T. C. Boyle – América: In die Fresse der Gesellschaft

T. C. Boyle – América: In die Fresse der Gesellschaft
T. C. Boyles Roman „América“.

Wie ein Schlag mitten in die Fresse: So beginnt nicht nur Boyles Roman, so wirken auch die unterschiedlichen Lebenswelten, die er in diesem kartiert.

Im reichen Kalifornien (fünftgrößte Wirtschaftsleistung der Welt) entstehen in América Lebensumstände, die nicht gegensätzlicher sein könnten: Die gutsituierten Bürger flüchten in die kargen Berge um Los Angeles, um dem Moloch und all seiner dunklen Gestalten zu entfliehen. In weißen, klimatisierten Villen mit Pool und verkehrsarmen Stichstraßen haben die Bewohner kaum etwas zu befürchten. Trotzdem sind sie beseelt von den Gedanken, illegaler Einwanderer würden ihr geordnetes Leben bedrohen.

Mauern entstehen durch Angst

Sich gegenseitig Angst vor dem Unbekannten einreden, eigene Überzeugungen verlieren, Mauern bauen um illegale Einwanderer abzuhalten. All das klingt nach den USA der späten 2010er Jahre. Doch Boyle schrieb seinen Roman bereits 1995.

Mit einer bildhaften Sprache führt Boyle den Leser launig durch seine Episoden. Stück für Stück, manchmal fast unbemerkt arbeitet er sich an der liberalen Gesellschaft Kaliforniens ab. Das politische Stimmungsbild entspricht dabei ziemlich dem, das man seit einigen Jahren in den Nachrichten über die USA vermittelt bekommt. Im Zeitraffer radikalisiert Boyle seine Protagonisten, ohne dabei durch die Geschichte zu hetzen. Der Autor nimmt sich Zeit, seziert die entscheidenden Szenen und spart nicht an Härte gegenüber seinen Figuren.

Etwas Nostalgie

Durch den enormen technischen Fortschritt der vergangenen 20 Jahre hat der Roman bisweilen etwas Nostalgie: In den Alltagsszenen fehlt das heute allgegenwärtige Smartphone; Autos haben kein Navi und natürlich fehlt das Internet. So findet die Geschichte draußen statt, in den rauhen, lebensfeindlichen Hügeln Südkaliforniens.

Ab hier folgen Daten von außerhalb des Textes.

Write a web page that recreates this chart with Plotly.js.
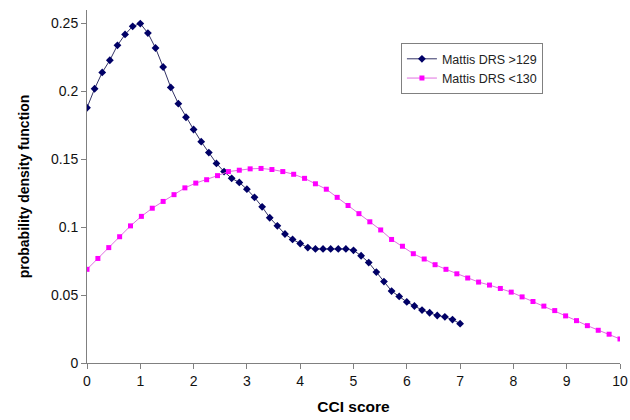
<!DOCTYPE html>
<html>
<head>
<meta charset="utf-8">
<script src="https://cdn.plot.ly/plotly-3.0.1.min.js"></script>
<style>html,body{margin:0;padding:0;background:#fff;}#chart{width:630px;height:420px;}</style>
</head>
<body>
<div id="chart"></div>
<script>
// Series names
var seriesHigh = "Mattis DRS >129";
var seriesLow = "Mattis DRS <130";

// CCI score range and point counts (50 evenly spaced points each)
var highStart = 0, highEnd = 7;
var lowStart = 0, lowEnd = 10;

// Probability density values
var highValues = [0.188, 0.202, 0.214, 0.223, 0.234, 0.242, 0.248, 0.250, 0.243, 0.232,
                  0.218, 0.203, 0.191, 0.181, 0.172, 0.163, 0.155, 0.147, 0.141, 0.136,
                  0.133, 0.128, 0.122, 0.115, 0.107, 0.101, 0.095, 0.091, 0.088, 0.085,
                  0.084, 0.084, 0.084, 0.084, 0.084, 0.083, 0.079, 0.074, 0.067, 0.060,
                  0.053, 0.049, 0.045, 0.042, 0.039, 0.037, 0.035, 0.034, 0.032, 0.029];
var lowValues = [0.069, 0.077, 0.085, 0.093, 0.101, 0.108, 0.114, 0.119, 0.124, 0.129,
                 0.1325, 0.135, 0.138, 0.141, 0.142, 0.143, 0.1433, 0.1425, 0.141, 0.139,
                 0.136, 0.132, 0.128, 0.122, 0.116, 0.110, 0.104, 0.098, 0.091, 0.086,
                 0.0805, 0.0766, 0.0724, 0.069, 0.0657, 0.0626, 0.0596, 0.0574, 0.0549, 0.0522,
                 0.0487, 0.0453, 0.0419, 0.0386, 0.0347, 0.0312, 0.0275, 0.0241, 0.0212, 0.0177];

// Axis tick values / labels
var xTicks = [0, 1, 2, 3, 4, 5, 6, 7, 8, 9, 10];
var yTicks = [0, 0.05, 0.1, 0.15, 0.2, 0.25];
var yTickLabels = ["0", "0.05", "0.1", "0.15", "0.2", "0.25"];

function evenX(start, end, n) {
  var out = [];
  for (var i = 0; i < n; i++) out.push(start + (end - start) * i / (n - 1));
  return out;
}
var highX = evenX(highStart, highEnd, highValues.length);
var lowX = evenX(lowStart, lowEnd, lowValues.length);

var traces = [
  {
    x: highX, y: highValues, name: seriesHigh, type: 'scatter', mode: 'lines+markers',
    line: {color: '#333366', width: 1},
    marker: {symbol: 'diamond', size: 6, color: '#000066'}
  },
  {
    x: lowX, y: lowValues, name: seriesLow, type: 'scatter', mode: 'lines+markers',
    line: {color: '#e070e0', width: 1},
    marker: {symbol: 'square', size: 5, color: '#ff00ff'}
  }
];

var layout = {
  width: 630, height: 420,
  margin: {l: 87, r: 10, t: 10, b: 57},
  paper_bgcolor: '#fff', plot_bgcolor: '#fff',
  font: {family: 'Liberation Sans, Arial, sans-serif', size: 12, color: '#000'},
  showlegend: true,
  legend: {
    x: 0.589, y: 0.906, xanchor: 'left', yanchor: 'top',
    bordercolor: '#808080', borderwidth: 1, bgcolor: '#fff',
    font: {size: 12.5, color: '#222'},
    tracegroupgap: 0, itemwidth: 30
  },
  xaxis: {
    range: [0, 10], tickvals: xTicks, ticktext: xTicks.map(String),
    showgrid: false, zeroline: false, showline: true, linecolor: '#808080', linewidth: 1,
    ticks: 'outside', ticklen: 5, tickcolor: '#808080',
    tickfont: {size: 14, color: '#111'},
    title: {text: '<b>CCI score</b>', font: {size: 15.5}, standoff: 13}
  },
  yaxis: {
    range: [0, 0.26], tickvals: yTicks, ticktext: yTickLabels,
    showgrid: false, zeroline: false, showline: true, linecolor: '#808080', linewidth: 1,
    ticks: 'outside', ticklen: 5, tickcolor: '#808080',
    tickfont: {size: 14, color: '#111'},
    title: {text: '<b>probability density function</b>', font: {size: 14}, standoff: 18}
  }
};

Plotly.newPlot('chart', traces, layout, {displayModeBar: false, staticPlot: true});
</script>
</body>
</html>
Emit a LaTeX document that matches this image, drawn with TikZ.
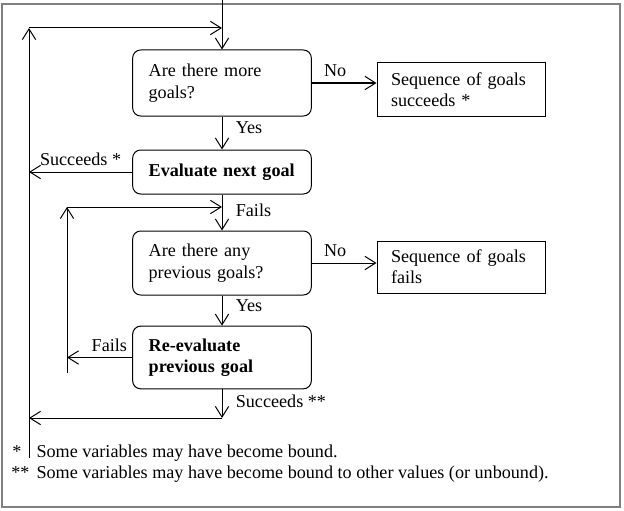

Die angsteinflößenden Gefahren sind Geschichten, die bewusst eingesetzt ein unglaublich starkes Narrativ bilden. Es mäandert durch unsere Nervenbahnen und zersetzt dort unsere humanistischen Fundamente. Doch die Gesetze der Natur sind stärker als jedes Fundament und als jede Mauer.

So bekommt der Leser eine fesselnde Geschichte, die zum nachdenken anregt. Ein einziges Ereignis kann unser Leben verändern; oder sind es doch wir selbst, die unsere Prinzipien über Bord werfen?

 

Das Buch wurde mir im Buchladen Dreizehneinhalb empfohlen.